Дальнейшее развитие экономики принудительной кооперации было сложным. Вместе с ростом потребления высшей элиты, вероятно, шел исторически неотделимый от него рост экономической безопасности и рост плотности населения масс. Но эти два обстоятельства, как правило, исключают друг друга-факт, который, по мнению Мальтуса, обладает далеко идущими последствиями. Империи вели к большей безопасности жизни масс на уровне выше прожиточного минимума и к усилению разделения труда и коммуникационных систем, поэтому товары первой необходимости (соль, металл, орудия, керамика, текстиль), требующие интенсификации производства, могли транспортироваться на значительное расстояние. Но они также подрывали улучшение благосостояния, увеличивая рост населения.
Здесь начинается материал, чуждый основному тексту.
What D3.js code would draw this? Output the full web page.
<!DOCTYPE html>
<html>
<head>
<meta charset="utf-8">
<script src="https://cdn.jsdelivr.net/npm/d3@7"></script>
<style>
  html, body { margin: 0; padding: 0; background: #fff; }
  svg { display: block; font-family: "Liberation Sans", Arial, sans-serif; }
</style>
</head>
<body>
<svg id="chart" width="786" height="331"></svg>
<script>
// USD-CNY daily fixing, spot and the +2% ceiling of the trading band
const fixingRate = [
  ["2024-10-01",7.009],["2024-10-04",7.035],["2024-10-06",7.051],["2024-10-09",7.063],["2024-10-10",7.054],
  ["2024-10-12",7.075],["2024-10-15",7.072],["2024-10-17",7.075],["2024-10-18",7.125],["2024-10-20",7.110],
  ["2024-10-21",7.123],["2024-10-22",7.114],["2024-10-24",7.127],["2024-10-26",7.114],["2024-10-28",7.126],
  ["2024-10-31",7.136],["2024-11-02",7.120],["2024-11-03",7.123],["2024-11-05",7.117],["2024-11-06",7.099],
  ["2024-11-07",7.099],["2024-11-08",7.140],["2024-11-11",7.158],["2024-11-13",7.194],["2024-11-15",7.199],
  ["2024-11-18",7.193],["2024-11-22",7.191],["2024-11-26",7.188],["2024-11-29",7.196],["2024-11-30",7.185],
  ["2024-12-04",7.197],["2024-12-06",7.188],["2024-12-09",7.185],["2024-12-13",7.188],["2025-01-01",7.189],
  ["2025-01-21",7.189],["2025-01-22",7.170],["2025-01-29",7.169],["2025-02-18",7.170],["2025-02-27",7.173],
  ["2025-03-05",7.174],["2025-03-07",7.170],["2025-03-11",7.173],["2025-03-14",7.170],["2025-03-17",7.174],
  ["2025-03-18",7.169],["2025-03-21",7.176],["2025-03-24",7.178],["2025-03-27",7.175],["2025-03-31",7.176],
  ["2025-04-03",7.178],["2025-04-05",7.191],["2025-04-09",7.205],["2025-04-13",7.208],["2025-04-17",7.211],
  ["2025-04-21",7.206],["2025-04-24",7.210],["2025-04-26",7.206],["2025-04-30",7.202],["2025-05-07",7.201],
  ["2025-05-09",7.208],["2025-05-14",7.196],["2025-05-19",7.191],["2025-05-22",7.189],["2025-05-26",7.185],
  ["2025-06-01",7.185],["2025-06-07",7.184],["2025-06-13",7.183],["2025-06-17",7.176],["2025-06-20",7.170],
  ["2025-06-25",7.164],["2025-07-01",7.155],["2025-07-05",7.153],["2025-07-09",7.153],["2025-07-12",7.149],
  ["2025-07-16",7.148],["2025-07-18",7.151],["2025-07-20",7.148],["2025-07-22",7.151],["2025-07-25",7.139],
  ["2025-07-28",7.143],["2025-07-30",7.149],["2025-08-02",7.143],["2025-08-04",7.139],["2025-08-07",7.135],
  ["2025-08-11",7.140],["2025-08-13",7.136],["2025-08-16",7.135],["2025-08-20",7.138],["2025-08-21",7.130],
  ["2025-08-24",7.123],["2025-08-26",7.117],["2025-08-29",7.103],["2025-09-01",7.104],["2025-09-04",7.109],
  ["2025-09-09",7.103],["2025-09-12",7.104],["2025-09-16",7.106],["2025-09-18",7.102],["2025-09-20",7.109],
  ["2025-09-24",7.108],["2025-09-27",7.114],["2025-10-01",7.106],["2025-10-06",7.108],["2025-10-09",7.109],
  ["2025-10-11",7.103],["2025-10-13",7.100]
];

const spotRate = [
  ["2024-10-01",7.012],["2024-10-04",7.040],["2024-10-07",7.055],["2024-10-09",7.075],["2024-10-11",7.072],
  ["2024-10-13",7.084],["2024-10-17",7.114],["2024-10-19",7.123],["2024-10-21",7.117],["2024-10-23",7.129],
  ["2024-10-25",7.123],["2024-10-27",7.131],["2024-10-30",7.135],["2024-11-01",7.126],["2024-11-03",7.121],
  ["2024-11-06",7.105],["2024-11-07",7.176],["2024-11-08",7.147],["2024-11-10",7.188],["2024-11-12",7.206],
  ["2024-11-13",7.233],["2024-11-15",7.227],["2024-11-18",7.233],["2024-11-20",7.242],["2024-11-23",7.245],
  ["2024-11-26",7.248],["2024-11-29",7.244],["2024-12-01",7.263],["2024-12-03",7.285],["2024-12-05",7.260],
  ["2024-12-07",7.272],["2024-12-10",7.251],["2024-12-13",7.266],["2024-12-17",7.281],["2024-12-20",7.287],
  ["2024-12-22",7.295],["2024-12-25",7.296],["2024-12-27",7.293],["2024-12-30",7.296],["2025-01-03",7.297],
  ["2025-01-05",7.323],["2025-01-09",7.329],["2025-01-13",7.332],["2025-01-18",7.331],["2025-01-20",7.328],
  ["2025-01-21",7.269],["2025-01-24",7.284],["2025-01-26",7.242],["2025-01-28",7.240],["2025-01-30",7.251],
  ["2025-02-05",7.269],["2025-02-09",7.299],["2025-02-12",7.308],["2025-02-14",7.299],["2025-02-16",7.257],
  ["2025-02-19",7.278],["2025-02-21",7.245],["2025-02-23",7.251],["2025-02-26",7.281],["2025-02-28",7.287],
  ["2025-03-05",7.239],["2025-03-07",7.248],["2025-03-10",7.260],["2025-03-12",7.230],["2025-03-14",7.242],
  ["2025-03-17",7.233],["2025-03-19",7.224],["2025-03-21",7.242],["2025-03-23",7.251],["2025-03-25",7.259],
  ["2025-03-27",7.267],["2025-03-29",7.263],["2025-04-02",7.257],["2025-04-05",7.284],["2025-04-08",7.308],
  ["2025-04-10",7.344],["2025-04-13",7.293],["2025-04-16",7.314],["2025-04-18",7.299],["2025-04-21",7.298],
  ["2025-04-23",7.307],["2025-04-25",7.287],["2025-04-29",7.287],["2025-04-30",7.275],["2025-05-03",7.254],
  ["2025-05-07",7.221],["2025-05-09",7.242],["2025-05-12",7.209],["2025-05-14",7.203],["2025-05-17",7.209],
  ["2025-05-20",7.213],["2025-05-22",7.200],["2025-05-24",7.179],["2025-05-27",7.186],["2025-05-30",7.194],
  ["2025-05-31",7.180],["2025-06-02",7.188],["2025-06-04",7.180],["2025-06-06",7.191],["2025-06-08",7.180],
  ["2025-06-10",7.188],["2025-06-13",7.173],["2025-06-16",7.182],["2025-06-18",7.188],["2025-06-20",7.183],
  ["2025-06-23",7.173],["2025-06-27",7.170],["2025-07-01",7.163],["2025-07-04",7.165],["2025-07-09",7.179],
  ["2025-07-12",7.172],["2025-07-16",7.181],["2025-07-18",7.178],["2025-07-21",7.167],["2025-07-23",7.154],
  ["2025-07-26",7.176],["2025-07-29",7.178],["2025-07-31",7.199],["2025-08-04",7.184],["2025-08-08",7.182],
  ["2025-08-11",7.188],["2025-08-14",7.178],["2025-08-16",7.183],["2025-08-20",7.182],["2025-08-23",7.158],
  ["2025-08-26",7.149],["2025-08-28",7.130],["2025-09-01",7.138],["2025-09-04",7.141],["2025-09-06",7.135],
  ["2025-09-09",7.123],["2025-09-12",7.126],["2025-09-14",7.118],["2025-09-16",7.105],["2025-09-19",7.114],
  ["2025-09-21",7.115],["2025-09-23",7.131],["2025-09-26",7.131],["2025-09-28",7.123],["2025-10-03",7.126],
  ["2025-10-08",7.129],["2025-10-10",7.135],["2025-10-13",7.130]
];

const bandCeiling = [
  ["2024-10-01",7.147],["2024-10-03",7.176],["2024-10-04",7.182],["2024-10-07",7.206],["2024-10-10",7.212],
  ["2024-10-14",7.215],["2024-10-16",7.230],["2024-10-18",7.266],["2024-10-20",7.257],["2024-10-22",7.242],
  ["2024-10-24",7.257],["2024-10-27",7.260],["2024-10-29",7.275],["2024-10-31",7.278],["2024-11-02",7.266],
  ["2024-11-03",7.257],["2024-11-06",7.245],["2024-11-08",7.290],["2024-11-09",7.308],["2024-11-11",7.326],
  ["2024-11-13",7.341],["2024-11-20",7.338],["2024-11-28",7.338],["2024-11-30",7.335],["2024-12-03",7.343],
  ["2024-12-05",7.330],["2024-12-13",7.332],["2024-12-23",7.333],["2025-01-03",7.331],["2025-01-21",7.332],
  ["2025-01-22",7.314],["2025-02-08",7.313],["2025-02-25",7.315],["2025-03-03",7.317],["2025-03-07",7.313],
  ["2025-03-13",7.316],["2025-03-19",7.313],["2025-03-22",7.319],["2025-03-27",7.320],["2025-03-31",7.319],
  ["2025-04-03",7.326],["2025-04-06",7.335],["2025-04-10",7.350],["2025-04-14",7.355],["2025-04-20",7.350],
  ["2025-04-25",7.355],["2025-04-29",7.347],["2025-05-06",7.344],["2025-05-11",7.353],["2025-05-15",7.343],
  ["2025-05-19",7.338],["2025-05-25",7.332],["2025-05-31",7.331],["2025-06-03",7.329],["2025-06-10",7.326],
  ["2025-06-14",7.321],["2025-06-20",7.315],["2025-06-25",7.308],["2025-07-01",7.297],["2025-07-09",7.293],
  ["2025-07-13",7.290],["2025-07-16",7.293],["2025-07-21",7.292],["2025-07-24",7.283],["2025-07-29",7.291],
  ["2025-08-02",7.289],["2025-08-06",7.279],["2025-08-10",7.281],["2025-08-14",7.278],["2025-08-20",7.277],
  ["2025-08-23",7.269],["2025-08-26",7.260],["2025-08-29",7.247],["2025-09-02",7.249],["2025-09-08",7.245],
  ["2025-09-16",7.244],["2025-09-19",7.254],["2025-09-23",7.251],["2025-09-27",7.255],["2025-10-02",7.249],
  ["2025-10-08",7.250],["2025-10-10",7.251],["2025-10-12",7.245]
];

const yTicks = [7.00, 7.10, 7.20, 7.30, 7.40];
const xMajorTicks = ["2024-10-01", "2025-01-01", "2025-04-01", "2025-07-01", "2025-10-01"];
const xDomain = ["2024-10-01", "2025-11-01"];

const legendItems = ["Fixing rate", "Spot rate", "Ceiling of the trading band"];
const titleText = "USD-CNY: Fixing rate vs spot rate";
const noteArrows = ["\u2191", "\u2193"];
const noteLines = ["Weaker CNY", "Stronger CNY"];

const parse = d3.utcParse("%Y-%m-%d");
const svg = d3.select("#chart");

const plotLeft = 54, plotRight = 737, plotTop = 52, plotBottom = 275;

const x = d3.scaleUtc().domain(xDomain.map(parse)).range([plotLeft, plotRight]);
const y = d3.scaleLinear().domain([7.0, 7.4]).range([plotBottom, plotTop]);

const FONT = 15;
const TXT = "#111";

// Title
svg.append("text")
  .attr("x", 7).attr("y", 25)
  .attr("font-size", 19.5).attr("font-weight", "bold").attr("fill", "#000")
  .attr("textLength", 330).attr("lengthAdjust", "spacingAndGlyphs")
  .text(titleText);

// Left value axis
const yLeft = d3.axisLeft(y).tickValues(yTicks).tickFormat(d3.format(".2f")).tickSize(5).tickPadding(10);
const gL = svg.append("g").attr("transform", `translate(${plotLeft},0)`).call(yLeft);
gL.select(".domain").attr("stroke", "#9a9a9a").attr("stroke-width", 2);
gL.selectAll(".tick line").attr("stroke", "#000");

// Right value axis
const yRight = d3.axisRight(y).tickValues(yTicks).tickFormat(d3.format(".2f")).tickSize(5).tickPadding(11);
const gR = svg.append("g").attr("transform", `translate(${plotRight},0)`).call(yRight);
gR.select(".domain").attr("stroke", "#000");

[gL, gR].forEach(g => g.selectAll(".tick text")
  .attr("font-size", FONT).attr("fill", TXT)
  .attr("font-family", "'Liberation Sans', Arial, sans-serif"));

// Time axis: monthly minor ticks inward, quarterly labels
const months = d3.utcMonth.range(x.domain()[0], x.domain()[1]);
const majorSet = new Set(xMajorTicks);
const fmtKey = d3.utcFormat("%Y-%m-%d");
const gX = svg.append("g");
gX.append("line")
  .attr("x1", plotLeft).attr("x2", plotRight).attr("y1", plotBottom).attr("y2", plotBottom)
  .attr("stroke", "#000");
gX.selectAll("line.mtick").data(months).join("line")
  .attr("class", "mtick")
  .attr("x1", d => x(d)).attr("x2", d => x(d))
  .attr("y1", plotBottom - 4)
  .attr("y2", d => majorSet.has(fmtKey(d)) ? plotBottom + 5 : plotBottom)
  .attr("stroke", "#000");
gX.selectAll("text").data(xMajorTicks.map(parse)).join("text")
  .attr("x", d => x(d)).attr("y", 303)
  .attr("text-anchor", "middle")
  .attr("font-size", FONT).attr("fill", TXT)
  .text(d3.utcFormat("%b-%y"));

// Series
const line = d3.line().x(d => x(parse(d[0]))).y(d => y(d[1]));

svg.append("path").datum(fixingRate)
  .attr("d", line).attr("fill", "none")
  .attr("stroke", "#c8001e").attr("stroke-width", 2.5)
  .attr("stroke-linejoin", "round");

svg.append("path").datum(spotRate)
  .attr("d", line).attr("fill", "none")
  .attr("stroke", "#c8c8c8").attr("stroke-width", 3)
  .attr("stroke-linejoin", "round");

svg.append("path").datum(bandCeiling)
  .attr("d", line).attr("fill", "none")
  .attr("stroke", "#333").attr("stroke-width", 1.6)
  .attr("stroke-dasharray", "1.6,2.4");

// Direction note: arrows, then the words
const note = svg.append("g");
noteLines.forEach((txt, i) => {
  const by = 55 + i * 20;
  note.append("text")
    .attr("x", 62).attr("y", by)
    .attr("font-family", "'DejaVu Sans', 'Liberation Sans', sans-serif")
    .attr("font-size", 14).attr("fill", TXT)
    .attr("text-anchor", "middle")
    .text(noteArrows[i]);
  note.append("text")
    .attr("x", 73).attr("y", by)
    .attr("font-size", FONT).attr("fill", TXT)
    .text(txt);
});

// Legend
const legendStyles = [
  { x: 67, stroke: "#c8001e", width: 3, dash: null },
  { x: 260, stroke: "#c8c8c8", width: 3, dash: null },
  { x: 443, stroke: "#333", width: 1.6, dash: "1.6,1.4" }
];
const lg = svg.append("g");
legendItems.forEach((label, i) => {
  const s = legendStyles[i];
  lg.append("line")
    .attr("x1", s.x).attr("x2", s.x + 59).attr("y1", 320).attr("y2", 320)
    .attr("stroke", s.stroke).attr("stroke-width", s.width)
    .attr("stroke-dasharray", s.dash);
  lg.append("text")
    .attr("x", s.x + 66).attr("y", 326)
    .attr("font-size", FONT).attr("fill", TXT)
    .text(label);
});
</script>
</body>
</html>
Более высокие жизненные стандарты означают более высокий уровень рождаемости, а рост населения истощает продовольственные ресурсы. В некоторых обстоятельствах подобная нагрузка может стимулировать дальнейшее технологическое развитие в производстве продовольствия, но обычно она ведет к контролю рождаемости через аборты и детоубийство. Альтернативой было периодическое сокращение численности взрослых вследствие катастроф, гражданских и внешних войн, что было еще хуже. И вновь все выгоды доставались репрессивному порядку.
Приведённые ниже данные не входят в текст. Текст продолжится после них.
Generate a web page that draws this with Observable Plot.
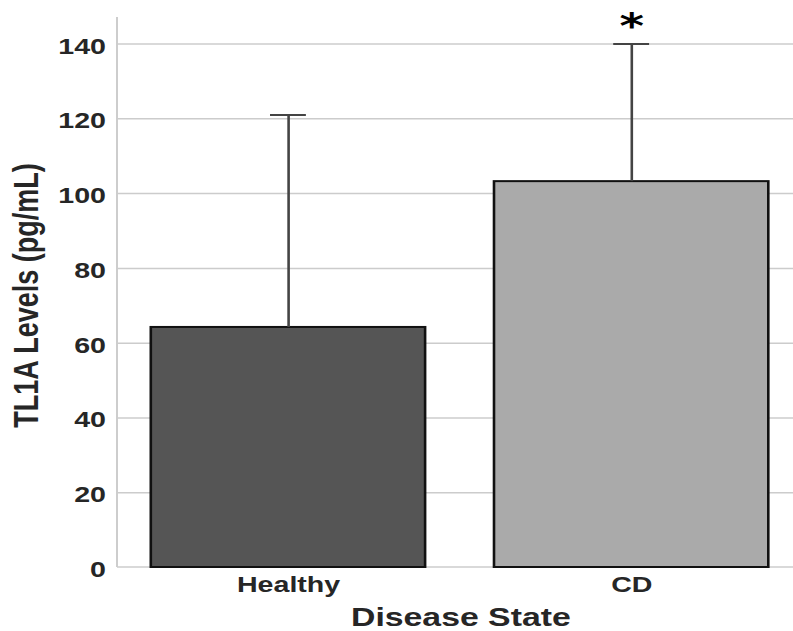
<!DOCTYPE html>
<html>
<head>
<meta charset="utf-8">
<script src="https://cdn.jsdelivr.net/npm/d3@7"></script>
<script src="https://cdn.jsdelivr.net/npm/@observablehq/plot@0.6"></script>
<style>
  html, body { margin: 0; padding: 0; background: #fff; }
  #wrap { width: 793px; height: 631px; overflow: hidden; position: relative; }
</style>
</head>
<body>
<div id="wrap"></div>
<script>
// ---- data ----
const states = ["Healthy", "CD"];
const means = [64.2, 103.2];
const uppers = [121, 140];
const significant = ["CD"];
const yTicks = [0, 20, 40, 60, 80, 100, 120, 140];
const gridTicks = [20, 40, 60, 80, 100, 120, 140];
const barColors = ["#555555", "#aaaaaa"];

const data = states.map((s, i) => ({state: s, mean: means[i], upper: uppers[i]}));
const sig = data.filter(d => significant.includes(d.state));

// horizontal stretch of the original figure
const S = 1.3;

function spines(index, scales, values, dims) {
  const {width, height, marginLeft, marginRight, marginTop, marginBottom} = dims;
  const g = d3.create("svg:g").attr("stroke", "#cccccc").attr("stroke-width", 1.5);
  g.append("line")
    .attr("x1", marginLeft).attr("x2", marginLeft)
    .attr("y1", marginTop).attr("y2", height - marginBottom);
  g.append("line")
    .attr("x1", marginLeft).attr("x2", width - marginRight)
    .attr("y1", height - marginBottom).attr("y2", height - marginBottom);
  return g.node();
}

const plot = Plot.plot({
  width: 618,
  height: 631,
  marginLeft: 90,
  marginRight: 0,
  marginTop: 17,
  marginBottom: 64,
  style: {fontFamily: "'Liberation Sans', Arial, sans-serif", background: "#fff", overflow: "visible"},
  x: {domain: states, paddingInner: 0.2, paddingOuter: 0.1, align: 0.5, label: null},
  y: {domain: [0, 147.1], label: null},
  color: {domain: states, range: barColors},
  marks: [
    Plot.gridY(gridTicks, {stroke: "#cccccc", strokeOpacity: 1, strokeWidth: 1.5}),
    spines,
    Plot.barY(data, {x: "state", y: "mean", fill: "state", stroke: "#111111", strokeWidth: 2}),
    Plot.ruleX(data, {x: "state", y1: "mean", y2: "upper", stroke: "#444444", strokeWidth: 2}),
    Plot.tickY(data, {x: "state", y: "upper", stroke: "#444444", strokeWidth: 2, insetLeft: 91.7, insetRight: 91.7}),
    Plot.text(sig, {x: "state", y: "upper", text: () => "*", fontSize: 36, fontWeight: "bold",
      fontFamily: "'DejaVu Sans', sans-serif", fill: "#000", dy: -18}),
    Plot.axisY({ticks: yTicks, tickSize: 0, tickPadding: 9, fontSize: 22, fontWeight: "bold",
      fill: "#262626", label: null, dy: 2.5}),
    Plot.axisX({tickSize: 0, tickPadding: 9, fontSize: 22, fontWeight: "bold", fill: "#262626", label: null}),
    Plot.text(["TL1A Levels (pg/mL)"], {frameAnchor: "left", text: d => d, rotate: -90, dx: -70, dy: 3,
      textAnchor: "middle", lineAnchor: "middle",
      fontSize: 27, fontWeight: "bold", fill: "#262626"}),
    Plot.text(["Disease State"], {frameAnchor: "bottom", text: d => d, dy: 50,
      textAnchor: "middle", lineAnchor: "middle",
      fontSize: 26, fontWeight: "bold", fill: "#262626"})
  ]
});

plot.style.transformOrigin = "0 0";
plot.style.transform = `scaleX(${S})`;
plot.style.maxWidth = "none";
document.getElementById("wrap").appendChild(plot);
</script>
</body>
</html>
Экономическое развитие также увеличивало крутизну профиля социальной стратификации благодаря повышению уровня жизни относительно малочисленной захватнической и властвующей элиты. Хотя эти выгоды распространялись на тех, кто был в непосредственном подчинении у этой элиты, то есть слуг, домашних рабов, наемных ремесленников, администраторов и солдат, они составляли 5-10 % всего населения, проживавшего в городах, крепостях, поместьях и дворцовых комплексах. Улучшение питания, демонстративное поведение и сохранившиеся памятники этой элиты рассматриваются современными исследователями как паразитические, поскольку большая часть населения практически не принимала в них участия. Они потребляли большинство товаров, полученных благодаря торговле на большие расстояния. Имперские цивилизации были более стратифицированными по сравнению с примитивными или непосредственно предшествовавшими им городам и-государствами в терминах распределения богатства, а также индивидуальных и правовых свободы и равенства. Тем не менее развитие коллективной власти имело место.
Элиты также зависели от государства. В технически-экономическом смысле элита не была автономной от государственных инфраструктур. Средства обмена по большей части находились под контролем государства. Торговые отношения купцов и ремесленников, международные торговые сделки, цены и (в меньшей степени) заработная плата регулировались государством. Иными словами, правящая элита была создана военной организацией, политической траекторией которой была фрагментация на децентрализованные земельные владения, экономически зависившие от центрального государства. В действительности, как мы убедимся далее, со временем эти отношения становились более сложными и тонкими.